Visualizing Time Series Data¶
Time series visualization is typically one of the first things to do when working with time series datasets. Visualization is useful for exploring and gaining a better understanding of time series datasets. DSS provides the ability to easily create and interact with time series charts. See Time series visualization for more details.
Let’s Get Started!¶
In this tutorial, you will learn to easily visualize time series data prior to performing analysis.
Begin by downloading the orders_by_date zip file and extracting the orders_by_date CSV file . This dataset should look familiar to you, as it is derived from the fictional Haiku T-Shirt’s order logs that you used in the Basics tutorial.

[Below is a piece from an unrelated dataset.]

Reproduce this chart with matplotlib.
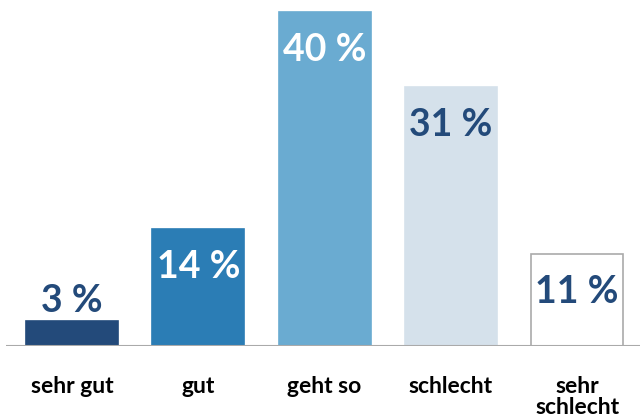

This tutorial assumes that you have obtained the orders_by_date.csv file containing the time series dataset.
Create Your Project¶
Begin by creating a new +Blank Project in Dataiku DSS. Name the project Time Series Basics, then upload the orders_by_date.csv time series dataset.
The dataset consists of four columns:
- order_date, which has been parsed
- tshirt_category, an identifier that labels each row as belonging to one of six tshirt categories, each category corresponding to a time series
- tshirt_quantity, the daily number of items sold in a category
- amount_spent, the daily amount spent on a tshirt category
The dataset also consists of six different time series (one for each value of the tshirt_category column). Each time series consists of two variables (or dimensions): tshirt_quantity and amount_spent. Note that the data is stored in long format.
Visualize the Time Series Dataset¶
To visualize time series data, you have the options of two kinds of aggregations for the X axis:
- Timeline, where you see your data during a lapse of time. You can choose between: a “Dynamic timeline” (automatic) or a “Fixed timeline” (based on year, quarter, month, …).
- Regroup, where you see your data aggregated by date elements, such as quarter of year, month of year, week of year, …
The automatic aggregation mode allows you to display arbitrarily large time series with aggregation pushed down to the database. This mode works with a parsed date column.
Create Line Plots¶
Create a line chart of the daily amount_spent for each time series. To do this,
- Open the orders_by_date dataset and go to the Charts tab.
- Select the Lines chart.
- Drag and drop “total_spent” as the Y variable, and “order_date” as the X variable. Notice that the “Display timeline” option appears and is enabled.
- Drag and drop “tshirt_category” as the categories to use for grouping.
Below the main chart in the display area is a timeline that is enabled by selecting the Display timeline option. This option is available for line charts when you use a date in the X axis, and it is useful for providing an overview of the whole data, the current zoom level, and an observation window into the data.
The line plot is quite noisy. Zoom into the main chart to adjust your view and to see more details about the data.
Notice that the vertical bars in the timeline adjust to show a smaller window that highlights the current interval selection in the main chart. You can also perform panning on the chart by dragging the selected interval left or right. Double clicking in the selected interval expands it to cover the whole data interval.
To change the aggregation key for the X axis, click the drop-down arrow next to “order_date (Automatic)” and select a value other than Automatic for “Date ranges”.
For example, lets create a chart that shows the total spent per Quarter of year.
- Click +Chart to add a new chart. Keep the default histogram plot.
- Drag and drop “amount_spent” as the Y variable, and “order_date” as the X variable. Notice that the “Display timeline” option is not available for the histogram plot.
- Drag and drop “tshirt_category” to use for grouping.
- Click the drop-down arrow next to “order_date (Automatic)” and select Quarter of year as the value for “Date ranges”.
The plot shows the data aggregated by quarter of year. Over the years, you can see that sales are typically lowest in the second quarter of the year.
You can explore the charts tool further to create visually stunning charts and to get more insight into your data.